In the main, CPAC is basically a burlesque carnival of gleeful sadism and decadent cruelty; a place where denizens of the reactionary right can let their proverbial hair down and collectively gorge themselves on Id-driven fantasies of violence and revenge. I was struck particularly by Califano’s photos this year, because I think they capture this particularly well. At risk of talking like a CPAC attendee myself, there is something these images radiate that is positively demonic. No doubt Califano’s chosen lighting has something to do with that, but I think it mainly serves to draw out what was already there. (Incidentally, you’ll find the rest of his CPAC photos here and do consider following his work on Instagram).

Credit: Jack Califano.

I was thinking about them again this week in the wake of Zohran Mamdani’s victory and, in particular, in contrast with all the lovely images it has produced. What these evoke — visually, spiritually, morally, and otherwise — is something basically the opposite of CPAC. That’s true in the literal sense that the youthful, multiracial coalition of support Mamdani mobilized looks quite different from the crowds you’d would see at CPAC. But there’s also more to it than that.

I am generally hesitant to emphasize the affective dimensions of politics, and the last person to gush about a “politics of joy” or whatever other phrase might substitute. But turning all of these images over in my mind this past week, I think what they capture about the starkness of the alternatives we’re going to face as the liberal consensus continues to crumble is pretty damn hard to understate.

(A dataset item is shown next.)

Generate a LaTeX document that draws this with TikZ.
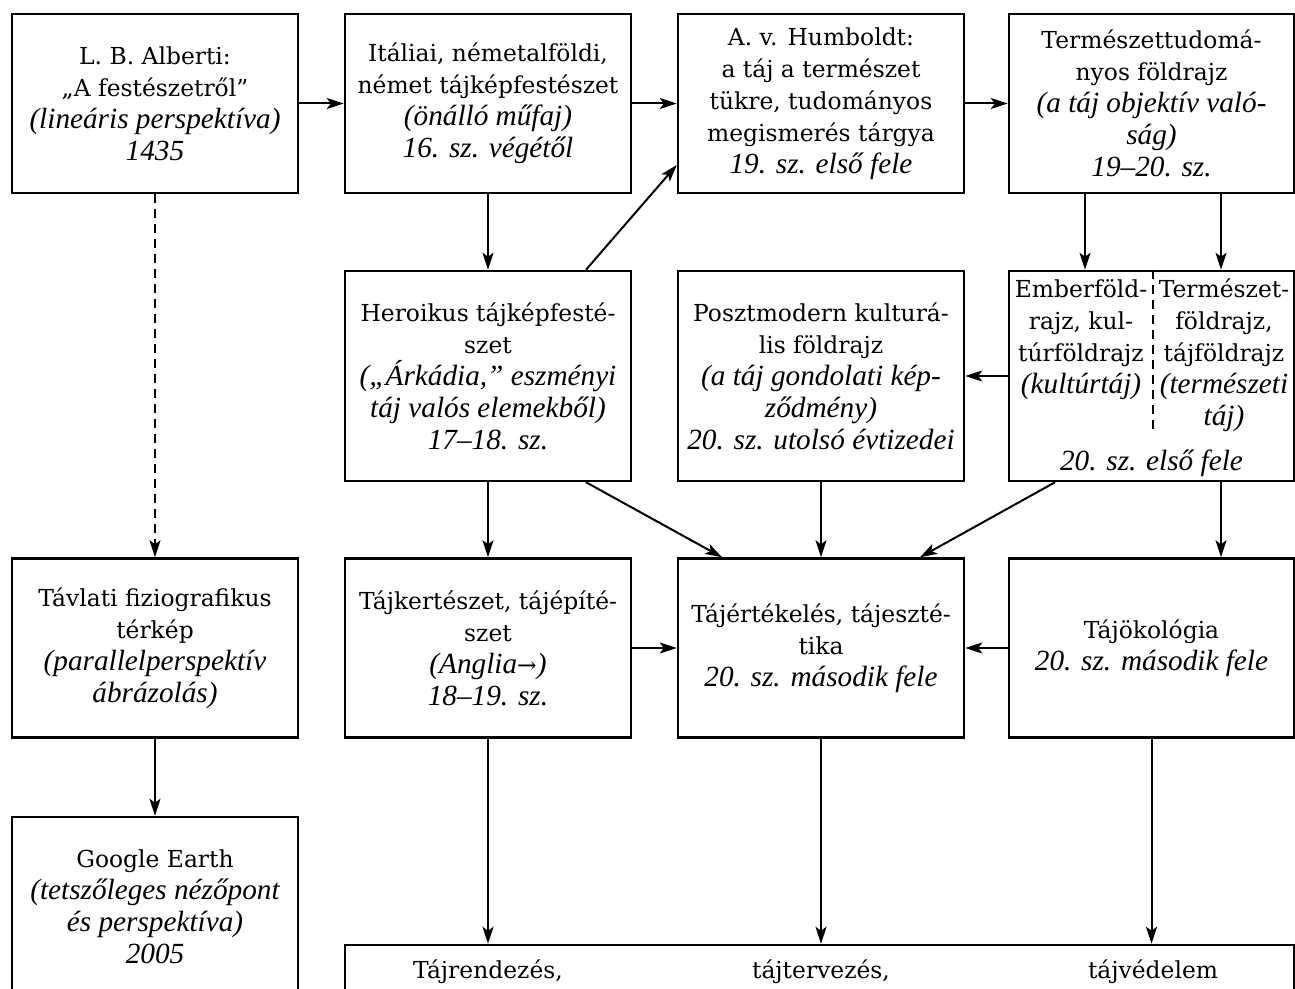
\documentclass[tikz,border=0pt]{standalone}
\usepackage{fontspec}
\setmainfont{DejaVu Serif}
\newfontfamily\itfam{Liberation Serif}[Scale=1.25,Ligatures=TeX]
\newcommand\ital[1]{{\itfam\itshape #1}}
\usetikzlibrary{arrows.meta,calc}
\begin{document}
\begin{tikzpicture}[x=0.5pt,y=-0.5pt,
  font=\fontsize{11.7}{16}\selectfont,
  box/.style={draw, line width=1.25pt, minimum width=143pt, minimum height=89.5pt, align=center, inner sep=0pt},
  tallbox/.style={box, minimum height=105pt},
  txt/.style={align=center, inner sep=0pt},
  arr/.style={line width=1pt, -{Stealth[length=8.5pt,width=5.5pt,inset=2pt]}},
  dashline/.style={dash pattern=on 4.5pt off 3pt}]
\useasboundingbox (0,0) rectangle (1295,989);
\clip (0,0) rectangle (1295,989);
% row 1
\node[box] (A) at (155,103.5) {L. B. Alberti:\\„A festészetről”\\\ital{(lineáris perspektíva)}\\\ital{1435}};
\node[box] (B) at (488,103.5) {Itáliai, németalföldi,\\német tájképfestészet\\\ital{(önálló műfaj)}\\\ital{16. sz. végétől}};
\node[box] (C) at (821,103.5) {A. v. Humboldt:\\a táj a természet\\tükre, tudományos\\megismerés tárgya\\\ital{19. sz. első fele}};
\node[box, minimum width=142.5pt] (D) at (1151.5,103.5) {Természettudomá-\\nyos földrajz\\\ital{(a táj objektív való-}\\\ital{ság)}\\\ital{19–20. sz.}};
% row 2
\node[tallbox] (E) at (488,376) {Heroikus tájképfesté-\\szet\\\ital{(„Árkádia,” eszményi}\\\ital{táj valós elemekből)}\\\ital{17–18. sz.}};
\node[tallbox] (F) at (821,376) {Posztmodern kulturá-\\lis földrajz\\\ital{(a táj gondolati kép-}\\\ital{ződmény)}\\\ital{20. sz. utolsó évtizedei}};
\node[tallbox, minimum width=142.5pt] (G) at (1151.5,376) {};
\node[txt] (Gl) at (1081,339.5) {Emberföld-\\rajz, kul-\\túrföldrajz\\\ital{(kultúrtáj)}};
\node[txt] (Gr) at (1224,355) {Természet-\\földrajz,\\tájföldrajz\\\ital{(természeti}\\\ital{táj)}};
\node[txt] (Gb) at (1151.5,463) {\ital{20. sz. első fele}};
\draw[dashline, line width=1pt] ($(G.north)+(1.5,0)$) coordinate (gtop) -- ($(G.north)+(1.5,164)$) coordinate (gbot);
% row 3
\node[box] (H) at (155,648) {Távlati fiziografikus\\térkép\\\ital{(parallelperspektív}\\\ital{ábrázolás)}};
\node[box] (I) at (488,648) {Tájkertészet, tájépíté-\\szet\\\ital{(Anglia}→\ital{)}\\\ital{18–19. sz.}};
\node[box] (J) at (821,648) {Tájértékelés, tájeszté-\\tika\\\ital{20. sz. második fele}};
\node[box, minimum width=142.5pt] (K) at (1151.5,648) {Tájökológia\\\ital{20. sz. második fele}};
% row 4
\node[box] (L) at (155,906.5) {Google Earth\\\ital{(tetszőleges nézőpont}\\\ital{és perspektíva)}\\\ital{2005}};
\node[draw, line width=1.25pt, minimum width=474.5pt, minimum height=50pt, inner sep=0pt] (M) at (819.5,995) {};
\node[txt] (M1) at (488,972) {Tájrendezés,};
\node[txt] (M2) at (821,972) {tájtervezés,};
\node[txt] (M3) at (1153,972) {tájvédelem};
% arrows
\draw[arr] (A) -- (B);
\draw[arr] (B) -- (C);
\draw[arr] (C) -- (D);
\draw[arr, dashline] (A) -- (H);
\draw[arr] (B) -- (E);
\draw[arr] ($(E.north)+(98,0)$) -- ($(C.west)+(0,61.5)$);
\draw[arr] ($(D.south)+(-66.5,0)$) -- ($(G.north)+(-66.5,0)$);
\draw[arr] ($(D.south)+(69.5,0)$) -- ($(G.north)+(69.5,0)$);
\draw[arr] (G) -- (F);
\draw[arr] (E) -- (I);
\draw[arr] ($(E.south)+(98,0)$) -- ($(J.north)+(-99,0)$);
\draw[arr] (F) -- (J);
\draw[arr] ($(G.south)+(-96.5,0)$) -- ($(J.north)+(99,0)$);
\draw[arr] ($(G.south)+(69.5,0)$) -- ($(K.north)+(69.5,0)$);
\draw[arr] (I) -- (J);
\draw[arr] (K) -- (J);
\draw[arr] (H) -- (L);
\draw[arr] (I.south) -- (I.south |- M.north);
\draw[arr] (J.south) -- (J.south |- M.north);
\draw[arr] (K.south) -- (K.south |- M.north);
\end{tikzpicture}
\end{document}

Reflecting the broader ethos of the Mamdani campaign itself, there is something defiantly joyful in what Califano’s pictures of it convey. You see dynamism. You see hope. You see the faces of people who are under no illusions about the perilous state of things in the 21st century or monumental challenges their movement will confront, but remain resolutely alive to the vital possibilities and promises of multiracial social democracy nevertheless.

Credit: Jack Califano.

This is, to say the least, very different from what we see on the MAGA-ified contemporary right — whether in the United States, Brazil, France, Israel, or Hungary — which instead draws its élan from democratized sadism and the acid bath of postmodern resentment.